1. The problem statement, all variables and given/known data
The temperature of n = 19 mol of argon gas is increased from T1 = 21 oC by Q = 4.4 kJ heat transfer, while the gas pressure is kept constant. What is the new gas temperature in Celsius degrees?

2. Relevant equations
and as its a monoatomic gas I think this means that the equation is just Q=Cp*change in temp. But I'm not really sure.

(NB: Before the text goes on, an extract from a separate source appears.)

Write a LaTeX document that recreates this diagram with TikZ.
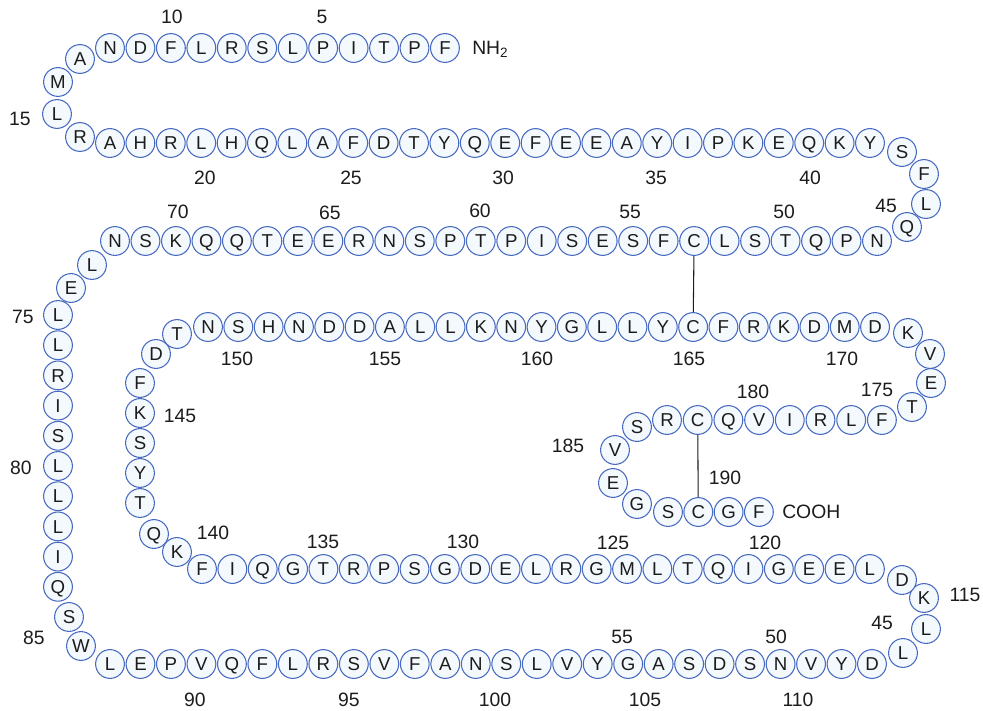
\documentclass[tikz,border=0pt]{standalone}
\usepackage{fontspec}
\setmainfont{Liberation Sans}
\definecolor{rimblue}{RGB}{72,106,192}
\definecolor{cellfill}{RGB}{244,249,253}
\definecolor{inkc}{RGB}{28,28,28}
\tikzset{
  res/.style={circle, draw=rimblue, fill=cellfill, line width=0.8pt, minimum size=21.6pt,
    inner sep=0pt, font=\fontsize{14}{14}\selectfont, text=inkc, text height=10pt, text depth=0pt},
  num/.style={font=\fontsize{14.5}{15}\selectfont, text=inkc, inner sep=0pt},
  bond/.style={draw=inkc, line width=0.8pt},
}
\begin{document}
\begin{tikzpicture}[x=0.75pt,y=-0.75pt]
\useasboundingbox (0,0) rectangle (983,711);
% row 1
\foreach \l [count=\k from 0] in {N,D,F,L,R,S,L,P,I,T,P,F}{
  \pgfmathtruncatemacro\n{12-\k}
  \node[res] (r\n) at ({110+30.45*\k},48) {\l};}
\node[res] (r13) at (80,59) {A};
\node[res] (r14) at (58,82) {M};
\node[res] (r15) at (57,114) {L};
\node[res] (r16) at (80,137) {R};
% row 2
\foreach \l [count=\k from 0] in {A,H,R,L,H,Q,L,A,F,D,T,Y,Q,E,F,E,E,A,Y,I,P,K,E,Q,K,Y}{
  \pgfmathtruncatemacro\n{17+\k}
  \node[res] (r\n) at ({110+30.4*\k},143) {\l};}
\node[res] (r43) at (902,152) {S};
\node[res] (r44) at (924,174) {F};
\node[res] (r45) at (926,204) {L};
\node[res] (r46) at (907,227) {Q};
% row 3
\foreach \l [count=\k from 0] in {N,S,K,Q,Q,T,E,E,R,N,S,P,T,P,I,S,E,S,F,C,L,S,T,Q,P,N}{
  \pgfmathtruncatemacro\n{72-\k}
  \node[res] (r\n) at ({115+30.48*\k},241) {\l};}
\node[res] (r73) at (92,265) {L};
\node[res] (r74) at (71,288) {E};
\foreach \l [count=\k from 0] in {L,L,R,I,S,L,L,L,I,Q}{
  \pgfmathtruncatemacro\n{75+\k}
  \node[res] (r\n) at (58,{315+30.2*\k}) {\l};}
\node[res] (r85) at (69,617) {S};
\node[res] (r86) at (81,646) {W};
% bottom row
\foreach \l [count=\k from 0] in {L,E,P,V,Q,F,L,R,S,V,F,A,N,S,L,V,Y,G,A,S,D,S,N,V,Y,D}{
  \pgfmathtruncatemacro\n{87+\k}
  \node[res] (r\n) at ({110+30.48*\k},664) {\l};}
\node[res] (r113) at (903,653) {L};
\node[res] (r114) at (926,629) {L};
\node[res] (r115) at (924,598) {K};
\node[res] (r116) at (902,580) {D};
% row 5
\foreach \l [count=\k from 0] in {F,I,Q,G,T,R,P,S,G,D,E,L,R,G,M,L,T,Q,I,G,E,E,L}{
  \pgfmathtruncatemacro\n{139-\k}
  \node[res] (r\n) at ({202+30.36*\k},569) {\l};}
\node[res] (r140) at (177,552) {K};
\node[res] (r141) at (154,534) {Q};
\foreach \l [count=\k from 0] in {T,Y,S,K,F}{
  \pgfmathtruncatemacro\n{142+\k}
  \node[res] (r\n) at (140,{503-30*\k}) {\l};}
\node[res] (r147) at (156,354) {D};
\node[res] (r148) at (177,334) {T};
% row 6
\foreach \l [count=\k from 0] in {N,S,H,N,D,D,A,L,L,K,N,Y,G,L,L,Y,C,F,R,K,D,M,D}{
  \pgfmathtruncatemacro\n{149+\k}
  \node[res] (r\n) at ({208+30.32*\k},327) {\l};}
\node[res] (r172) at (908,333) {K};
\node[res] (r173) at (930,354) {V};
\node[res] (r174) at (931,383) {E};
\node[res] (r175) at (912,407) {T};
% row 7
\foreach \l [count=\k from 0] in {R,C,Q,V,I,R,L,F}{
  \pgfmathtruncatemacro\n{183-\k}
  \node[res] (r\n) at ({667+30.7*\k},420) {\l};}
\node[res] (r184) at (637,427) {S};
\node[res] (r185) at (615,450) {V};
\node[res] (r186) at (613,483) {E};
\node[res] (r187) at (637,504) {G};
\foreach \l [count=\k from 0] in {S,C,G,F}{
  \pgfmathtruncatemacro\n{188+\k}
  \node[res] (r\n) at ({668+30.3*\k},512) {\l};}
% disulfide bonds
\draw[bond] (r53) -- (r165);
\draw[bond] (r182) -- (r189);
% termini
\node[num, anchor=west] (nterm) at (472,49) {NH\textsubscript{2}};
\node[num, anchor=west] (cterm) at (782,512) {COOH};
% numbers
\node[num] (n5) at (322,17) {5};
\node[num] (n10) at (172,17) {10};
\node[num] (n15) at (20,119) {15};
\node[num] (n20) at (205,178) {20};
\node[num] (n25) at (351,178) {25};
\node[num] (n30) at (503,178) {30};
\node[num] (n35) at (656,178) {35};
\node[num] (n40) at (810,178) {40};
\node[num] (n45a) at (886,206) {45};
\node[num] (n50a) at (784,212) {50};
\node[num] (n55a) at (630,212) {55};
\node[num] (n60) at (480,211) {60};
\node[num] (n65) at (330,213) {65};
\node[num] (n70) at (178,212) {70};
\node[num] (n75) at (23,317) {75};
\node[num] (n80) at (21,468) {80};
\node[num] (n85) at (34,638) {85};
\node[num] (n90) at (195,700) {90};
\node[num] (n95) at (349,700) {95};
\node[num] (n100) at (495,700) {100};
\node[num] (n105) at (645,700) {105};
\node[num] (n110) at (798,700) {110};
\node[num] (n55b) at (622,637) {55};
\node[num] (n50b) at (776,637) {50};
\node[num] (n45b) at (882,623) {45};
\node[num] (n115) at (965,595) {115};
\node[num] (n120) at (765,543) {120};
\node[num] (n125) at (613,543) {125};
\node[num] (n130) at (463,542) {130};
\node[num] (n135) at (323,542) {135};
\node[num] (n140) at (213,533) {140};
\node[num] (n145) at (180,416) {145};
\node[num] (n150) at (237,359) {150};
\node[num] (n155) at (385,359) {155};
\node[num] (n160) at (537,359) {160};
\node[num] (n165) at (689,359) {165};
\node[num] (n170) at (842,359) {170};
\node[num] (n175) at (877,390) {175};
\node[num] (n180) at (753,392) {180};
\node[num] (n185) at (568,446) {185};
\node[num] (n190) at (725,478) {190};
\end{tikzpicture}
\end{document}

The Cv of Argon is 0.3122, with R being 0.2081 and Cp being 0.5203.

3. The attempt at a solution
My last attempts have come up with the final temp as 44.9 - where I had used the mass of the object as 749. I also have got 30.88 by subbing the values into the unknown. I keep getting the answer marked as wrong and I'm not sure where I'm going wrong

2. Dec 3, 2017

### BvU

HI,

Perhaps you should add dimensions to your quantities and check that the answer has the dimension you want

3. Dec 3, 2017

### Seven of Nine

Do you mean - Cp-0.5203[kJ/kg.K] Cv-0.3122Cp[kJ/kg.K] and then R=0.2081Cp[kJ/kg.K]?

4. Dec 3, 2017

### VSayantan

What is $\Delta T$?

5. Dec 3, 2017

### Seven of Nine

That's what I want in celcius

6. Dec 3, 2017

### VSayantan

Yep. Me too.

But what is it?

Can you elaborate it?

7. Dec 3, 2017

### Seven of Nine

It's the temperature change in celsius.

8. Dec 3, 2017

### VSayantan

cool.

Write that in symbols.

9. Dec 3, 2017

### Staff: Mentor

What is the value of the molar heat capacity at constant volume of a mono atomic gas (in terms of R)? What is the molar heat capacity at constant pressure?

10. Dec 3, 2017

### Seven of Nine

CV = (3/2)R and CP = (5/2)R

Or Q = (3/2)nRΔT + nRΔT = (5/2)nRΔT for Cp

and Q = (3/2)nRΔT for Cv

Is that right?

11. Dec 3, 2017

### Seven of Nine

I have 32.14 when I do - (4400/((5/2)*(759)*0.2081))+21 thats when everything is in grams? Is that correct

12. Dec 3, 2017

### VSayantan

So, $\Delta T$ is change in temperature, right?

Now, say, initially the temperature is $T_i$ and finally $T_f$.
What is the change in temperature?

13. Dec 3, 2017

### Seven of Nine

Yes so the final Temperature was 32.14 - I submitted it and it was correct - with the change in temp being 11.14. This was found but using the molar mass - The molar mass of Argon is 39.95 which is multiplied by the 19mol so 759.05. Then sub into the equation above and then add the initial value to get 32.14

14. Dec 3, 2017

### VSayantan

How did you obtain the value $32.14$?

So your initial equation was wrong!

It should be $$Q=m\cdot {C_p} \cdot {(T_f \sim T_i)}$$

15. Dec 3, 2017

### Seven of Nine

The initial equation is correct I have just subbed in the equation for Cv and the value for n in the initial equation is 1 or excluded as Argon is monoatomic and I got 32.14 by adding the initial value of 21 to the change in Temp which was found using the equation. To give the final Temperature

16. Dec 3, 2017

### VSayantan

The question clearly says "the temperature of $n=19~\rm {mol}$ of argon gas ..." why did you use $n=1$?

How did you find the change in temperature to add with?

17. Dec 3, 2017

### Staff: Mentor

You didn't even need to know the molar mass of argon if you just used the universal gas constant R = 8.314 J/mole.K:
$$(19)(2.5)(8.314)\Delta T = 4400$$
So, $$\Delta T=11.14\ C$$

18. Dec 3, 2017

### VSayantan

Isn't your unit for $T$ - $K$?

19. Dec 3, 2017

### Staff: Mentor

For a temperature change, K and C give the same number.

20. Dec 3, 2017